A further improvement in the dual functions of penetration and cutting was effected by the introduction of pivotal, or moveable bladed arrowheads, where a head of efficient penetrating design acted as a chassis for moveable cutting blades. Proposals ranged from simple arrangements of free, sometimes partly exposed cutting blades, to intricate, locked, fully shrouding devices. While the locked, fully shrouding devices moved towards the optimum in both required separate functions, they also introduced unreliability due to reality of manufacturing tolerances and susceptibility to impact damage and malfunction. Additionally, fabrication costs could be excessive. The simpler, unlocked and/or exposed mechanisms tended to have less efficiency of one or the other function, or exhibited problems of premature deployment and malfunction.
Another, unrelated advancement came in the advent of pneumothorax inducing shafts, which are shafts which facilitate the introduction of air into a chest cavity to induce mortality by pulmonary collapse. Conventional combination of this advancement with prior art fixed bladed heads exhibited problems of fixed bladed arrows in either failure to penetrate or rapid arrow exit from the target. Combinations with prior art moveable bladed heads introduced less than optimal efficiency or unreliability. Additionally, imprecise arrow location in the target due to premature deployment, malfunction, or collapse of the expanded head and subsequent shifting, dictated that pneumothorax inducing shafts contain holes along their entire length. Such multiplicity of holes often causes whistling during flight which prematurely alerts game and causes misses.

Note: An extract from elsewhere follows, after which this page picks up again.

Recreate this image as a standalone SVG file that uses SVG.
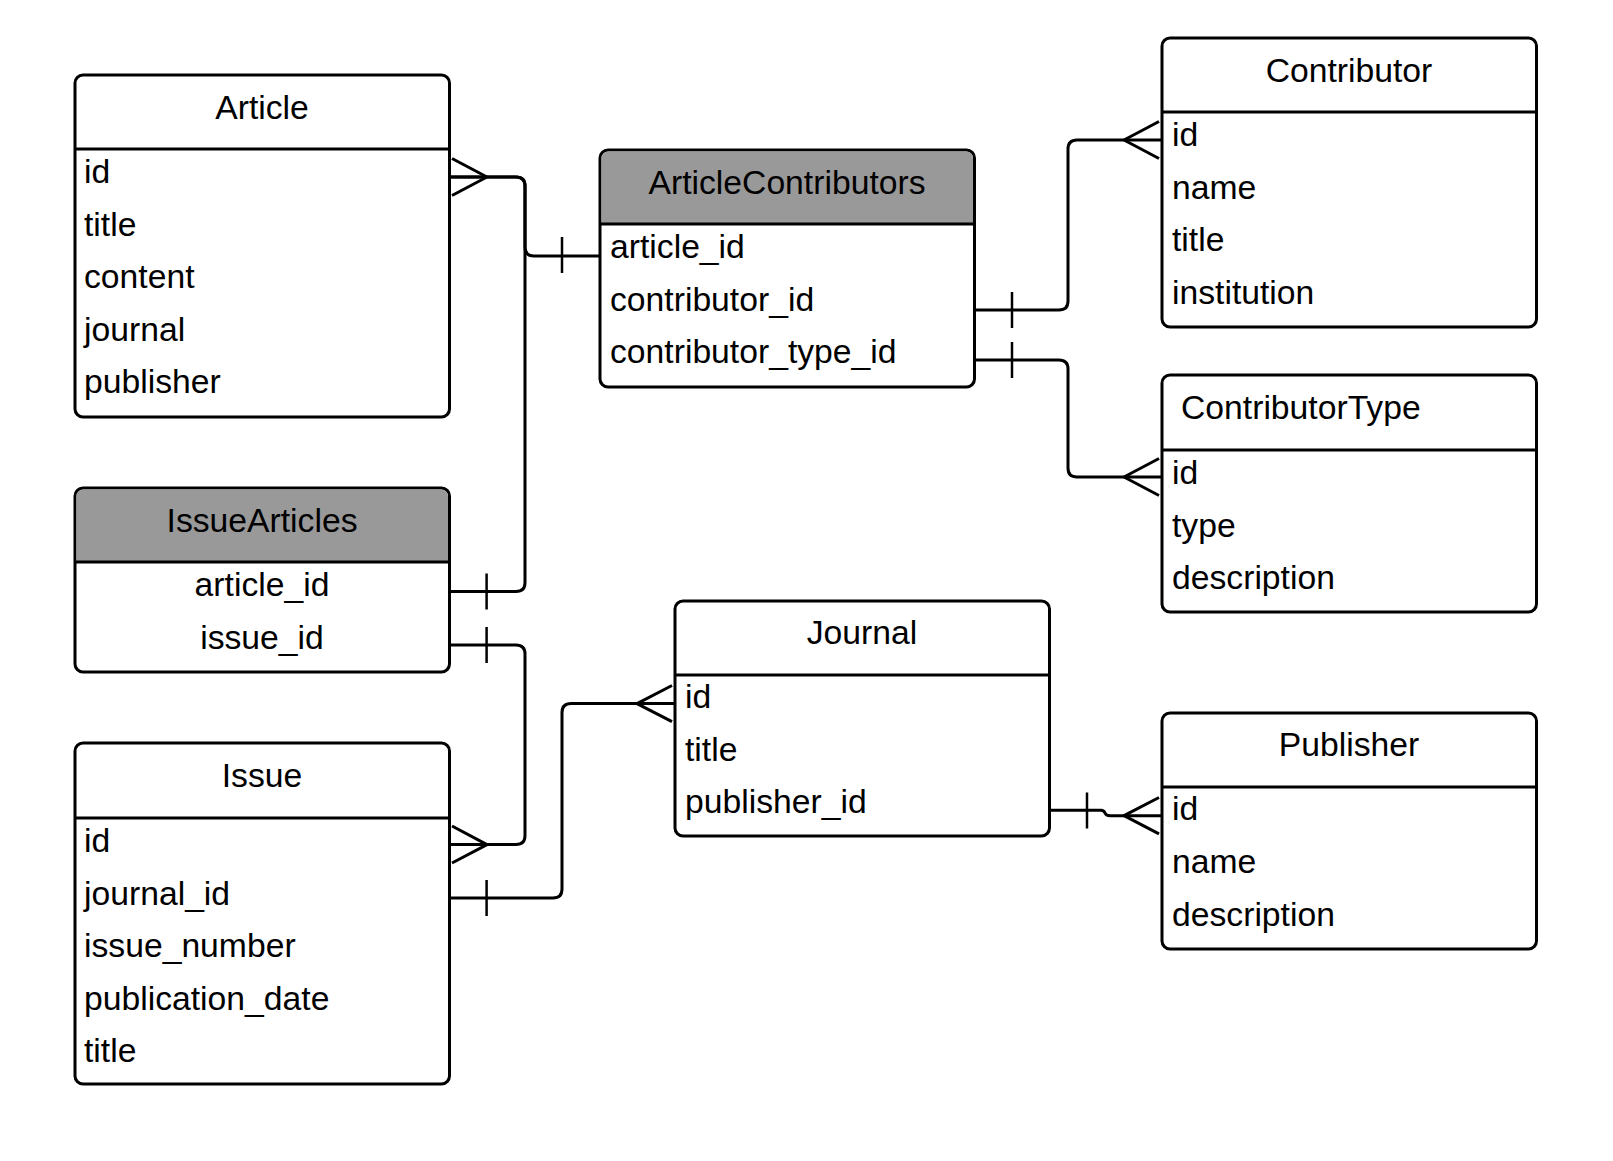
<svg xmlns="http://www.w3.org/2000/svg" width="1613" height="1161" viewBox="0 0 1613 1161">
<style>
.box{fill:#fff;stroke:#000;stroke-width:3}
.hdr{fill:#999;stroke:none}
.sep{stroke:#000;stroke-width:3}
.t{font-family:"Liberation Sans",Arial,sans-serif;font-size:33.7px;fill:#000}
.c{text-anchor:middle}
.ln{fill:none;stroke:#000;stroke-width:3;stroke-linejoin:round}
.tk{stroke:#000;stroke-width:2.5}
</style>
<rect width="1613" height="1161" fill="#fff"/>
<g id="Article">
<rect class="box" x="75" y="75" width="374.5" height="342" rx="8"/>
<line class="sep" x1="75" y1="149" x2="449.5" y2="149"/>
<text class="t c" x="262" y="119">Article</text>
<text class="t" x="84" y="183">id</text>
<text class="t" x="84" y="235.5">title</text>
<text class="t" x="84" y="288">content</text>
<text class="t" x="84" y="340.5">journal</text>
<text class="t" x="84" y="393">publisher</text>
</g>
<g id="ArticleContributors">
<rect class="box" x="600" y="150" width="374.5" height="237" rx="8"/>
<path class="hdr" d="M601.5 224 V159 Q601.5 151.5 609 151.5 H965.5 Q973 151.5 973 159 V224 Z"/>
<line class="sep" x1="600" y1="224" x2="974.5" y2="224"/>
<text class="t c" x="787" y="194">ArticleContributors</text>
<text class="t" x="610" y="258">article_id</text>
<text class="t" x="610" y="310.5">contributor_id</text>
<text class="t" x="610" y="363">contributor_type_id</text>
</g>
<g id="Contributor">
<rect class="box" x="1162" y="38" width="374.5" height="289" rx="8"/>
<line class="sep" x1="1162" y1="112" x2="1536.5" y2="112"/>
<text class="t c" x="1349" y="82">Contributor</text>
<text class="t" x="1172" y="146">id</text>
<text class="t" x="1172" y="198.5">name</text>
<text class="t" x="1172" y="251">title</text>
<text class="t" x="1172" y="303.5">institution</text>
</g>
<g id="ContributorType">
<rect class="box" x="1162" y="375" width="374.5" height="237" rx="8"/>
<line class="sep" x1="1162" y1="450" x2="1536.5" y2="450"/>
<text class="t" x="1181" y="419">ContributorType</text>
<text class="t" x="1172" y="484">id</text>
<text class="t" x="1172" y="536.5">type</text>
<text class="t" x="1172" y="589">description</text>
</g>
<g id="IssueArticles">
<rect class="box" x="75" y="488" width="374.5" height="184" rx="8"/>
<path class="hdr" d="M76.5 562 V497 Q76.5 489.5 84 489.5 H440.5 Q448 489.5 448 497 V562 Z"/>
<line class="sep" x1="75" y1="562" x2="449.5" y2="562"/>
<text class="t c" x="262" y="532">IssueArticles</text>
<text class="t c" x="262" y="596">article_id</text>
<text class="t c" x="262" y="648.5">issue_id</text>
</g>
<g id="Issue">
<rect class="box" x="75" y="743" width="374.5" height="341" rx="8"/>
<line class="sep" x1="75" y1="818" x2="449.5" y2="818"/>
<text class="t c" x="262" y="787">Issue</text>
<text class="t" x="84" y="852">id</text>
<text class="t" x="84" y="904.5">journal_id</text>
<text class="t" x="84" y="957">issue_number</text>
<text class="t" x="84" y="1009.5">publication_date</text>
<text class="t" x="84" y="1062">title</text>
</g>
<g id="Journal">
<rect class="box" x="675" y="601" width="374.5" height="235" rx="8"/>
<line class="sep" x1="675" y1="675" x2="1049.5" y2="675"/>
<text class="t c" x="862" y="644">Journal</text>
<text class="t" x="685" y="708">id</text>
<text class="t" x="685" y="760.5">title</text>
<text class="t" x="685" y="813">publisher_id</text>
</g>
<g id="Publisher">
<rect class="box" x="1162" y="713" width="374.5" height="236" rx="8"/>
<line class="sep" x1="1162" y1="787" x2="1536.5" y2="787"/>
<text class="t c" x="1349" y="756">Publisher</text>
<text class="t" x="1172" y="820">id</text>
<text class="t" x="1172" y="872.5">name</text>
<text class="t" x="1172" y="925.5">description</text>
</g>
<g id="connectors">
<path class="ln" d="M449 177 H516 Q525 177 525 186 V247 Q525 256 534 256 H600"/>
<path class="ln" d="M452 158.5 L487 177 L452 195.5"/>
<line class="tk" x1="562" y1="237" x2="562" y2="273"/>
<path class="ln" d="M449 177 H516 Q525 177 525 186 V582.5 Q525 591.5 516 591.5 H449"/>
<line class="tk" x1="486.6" y1="573.5" x2="486.6" y2="609.5"/>
<path class="ln" d="M449 645 H516 Q525 645 525 654 V835.6 Q525 844.6 516 844.6 H449"/>
<line class="tk" x1="486.6" y1="627" x2="486.6" y2="663"/>
<path class="ln" d="M452 826 L487 844.6 L452 863"/>
<path class="ln" d="M449 898 H553 Q562 898 562 889 V712.6 Q562 703.6 571 703.6 H675"/>
<line class="tk" x1="486.6" y1="880" x2="486.6" y2="916"/>
<path class="ln" d="M672 685.5 L637 703.6 L672 721.7"/>
<path class="ln" d="M974.5 310 H1059 Q1068 310 1068 301 V149 Q1068 140 1077 140 H1162"/>
<line class="tk" x1="1012" y1="292" x2="1012" y2="328"/>
<path class="ln" d="M1159 121.5 L1124 140 L1159 158.5"/>
<path class="ln" d="M974.5 360 H1059 Q1068 360 1068 369 V468 Q1068 477 1077 477 H1162"/>
<line class="tk" x1="1012" y1="342" x2="1012" y2="378"/>
<path class="ln" d="M1159 458.5 L1124 477 L1159 495.5"/>
<path class="ln" d="M1049.5 810.3 H1101 Q1104 810.3 1105 813 Q1106 815.7 1110 815.7 H1162"/>
<line class="tk" x1="1087" y1="792.5" x2="1087" y2="828.5"/>
<path class="ln" d="M1159 797.5 L1124 815.7 L1159 833.9"/>
</g>
</svg>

The present invention sets about to solve problems in the prior state of the art by utilizing the separated function advantages of moveable-bladed arrows. The invention is able to take advantage of the locked, shrouded arrangement's ability to avoid premature deployment and maximize penetration efficiency, while avoiding fragile, intricate arrangements, and the unreliability inherent in a large number of moving parts. The invention's arrangement is able to incorporate modifications to provide novel functions which further the potential of the art. Specifically, the invention's moveable-bladed arrowhead may be made brushproof; that is, its triggering mechanism may be made safe from premature deployment while passing through vegetation. Additionally, a novel triggering device to simultaneously deploy the cutting blades at a preferred depth after target penetration, may be provided. Also, a number of options are provided which are able to restrain the deployed cutting arrangement from collapsing so it may continue to effect its design function. Further, by means of efficient, reliable expansion of the head, a device is provided to accurately and reliably position and, when desirable, retain a hollow, pneumothorax inducing shaft. This accurate positioning allows a pneumothorax inducing shaft to be used which contains only a single aperture at its end, thereby avoiding whistling or noise problems and also insuring optimal pneumothorax inducing function.

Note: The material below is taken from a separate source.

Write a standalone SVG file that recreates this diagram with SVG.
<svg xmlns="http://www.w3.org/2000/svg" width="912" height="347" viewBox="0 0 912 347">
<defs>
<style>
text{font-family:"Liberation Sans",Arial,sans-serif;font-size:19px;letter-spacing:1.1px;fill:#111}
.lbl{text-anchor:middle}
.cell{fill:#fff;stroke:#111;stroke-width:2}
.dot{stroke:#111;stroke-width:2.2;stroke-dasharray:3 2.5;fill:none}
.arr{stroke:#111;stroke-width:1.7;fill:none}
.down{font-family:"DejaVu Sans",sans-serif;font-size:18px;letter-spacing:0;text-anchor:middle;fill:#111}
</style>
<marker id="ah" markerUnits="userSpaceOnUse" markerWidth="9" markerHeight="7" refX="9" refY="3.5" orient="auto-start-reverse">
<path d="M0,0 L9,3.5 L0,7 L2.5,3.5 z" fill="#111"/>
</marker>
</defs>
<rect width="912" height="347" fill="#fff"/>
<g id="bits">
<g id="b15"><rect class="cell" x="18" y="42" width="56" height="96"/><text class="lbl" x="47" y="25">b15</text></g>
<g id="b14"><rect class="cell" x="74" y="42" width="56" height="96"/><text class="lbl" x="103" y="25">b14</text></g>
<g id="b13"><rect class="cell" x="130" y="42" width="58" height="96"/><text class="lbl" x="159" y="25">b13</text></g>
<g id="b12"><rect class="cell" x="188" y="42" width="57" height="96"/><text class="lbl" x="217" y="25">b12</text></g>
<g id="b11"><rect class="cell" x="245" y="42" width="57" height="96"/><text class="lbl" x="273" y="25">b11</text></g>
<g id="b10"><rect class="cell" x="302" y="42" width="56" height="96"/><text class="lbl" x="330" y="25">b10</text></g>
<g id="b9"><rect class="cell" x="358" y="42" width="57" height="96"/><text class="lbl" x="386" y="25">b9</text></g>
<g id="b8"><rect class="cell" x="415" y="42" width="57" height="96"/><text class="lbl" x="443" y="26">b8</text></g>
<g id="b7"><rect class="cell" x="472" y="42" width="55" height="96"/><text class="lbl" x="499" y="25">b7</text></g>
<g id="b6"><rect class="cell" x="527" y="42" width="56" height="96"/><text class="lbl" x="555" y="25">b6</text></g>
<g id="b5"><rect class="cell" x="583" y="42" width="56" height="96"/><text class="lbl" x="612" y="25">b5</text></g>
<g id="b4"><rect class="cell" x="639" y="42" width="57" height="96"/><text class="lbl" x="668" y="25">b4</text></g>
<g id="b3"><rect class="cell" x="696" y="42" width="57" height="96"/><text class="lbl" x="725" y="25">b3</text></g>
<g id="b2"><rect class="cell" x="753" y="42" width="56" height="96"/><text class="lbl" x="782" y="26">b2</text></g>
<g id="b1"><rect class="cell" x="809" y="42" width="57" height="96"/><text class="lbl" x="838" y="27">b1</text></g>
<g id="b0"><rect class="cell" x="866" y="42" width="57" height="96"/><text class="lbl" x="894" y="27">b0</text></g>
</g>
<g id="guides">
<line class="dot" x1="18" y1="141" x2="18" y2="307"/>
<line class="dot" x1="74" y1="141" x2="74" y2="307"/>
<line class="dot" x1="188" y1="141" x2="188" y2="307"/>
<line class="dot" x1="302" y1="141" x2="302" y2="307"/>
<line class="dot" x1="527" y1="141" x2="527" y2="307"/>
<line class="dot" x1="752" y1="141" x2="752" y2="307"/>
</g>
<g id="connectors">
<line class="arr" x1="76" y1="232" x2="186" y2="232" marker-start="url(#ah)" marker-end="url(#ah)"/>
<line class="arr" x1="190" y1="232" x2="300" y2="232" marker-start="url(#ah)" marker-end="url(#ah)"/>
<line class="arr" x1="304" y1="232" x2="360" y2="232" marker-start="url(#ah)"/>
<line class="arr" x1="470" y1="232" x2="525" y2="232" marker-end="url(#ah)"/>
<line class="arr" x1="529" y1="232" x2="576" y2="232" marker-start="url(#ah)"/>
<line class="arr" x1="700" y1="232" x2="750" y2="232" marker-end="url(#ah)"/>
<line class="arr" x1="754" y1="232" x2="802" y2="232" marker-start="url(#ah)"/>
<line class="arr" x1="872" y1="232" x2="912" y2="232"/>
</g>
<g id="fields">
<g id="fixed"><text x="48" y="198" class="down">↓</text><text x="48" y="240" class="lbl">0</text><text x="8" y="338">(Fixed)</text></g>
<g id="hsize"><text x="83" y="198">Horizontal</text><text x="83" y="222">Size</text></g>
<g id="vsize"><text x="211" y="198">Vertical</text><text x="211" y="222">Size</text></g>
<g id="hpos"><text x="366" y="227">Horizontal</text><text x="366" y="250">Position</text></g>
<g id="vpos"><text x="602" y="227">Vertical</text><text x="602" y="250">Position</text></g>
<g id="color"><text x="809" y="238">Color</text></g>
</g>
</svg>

In sum, the present invention incorporates the most desirable potentials of the art into a versatile coordinated whole, which reliably provides a precise, automatic, sequential phasing and positioning of a number of components for optimal independent function.
Incidental to the development process, designs were produced for a penetrating head or tip portion which significantly reduces friction during penetration, thereby maximizing residual kinetic energy. This greater residual energy greatly enhances positive reliability of actuation and function in the target's vital interior.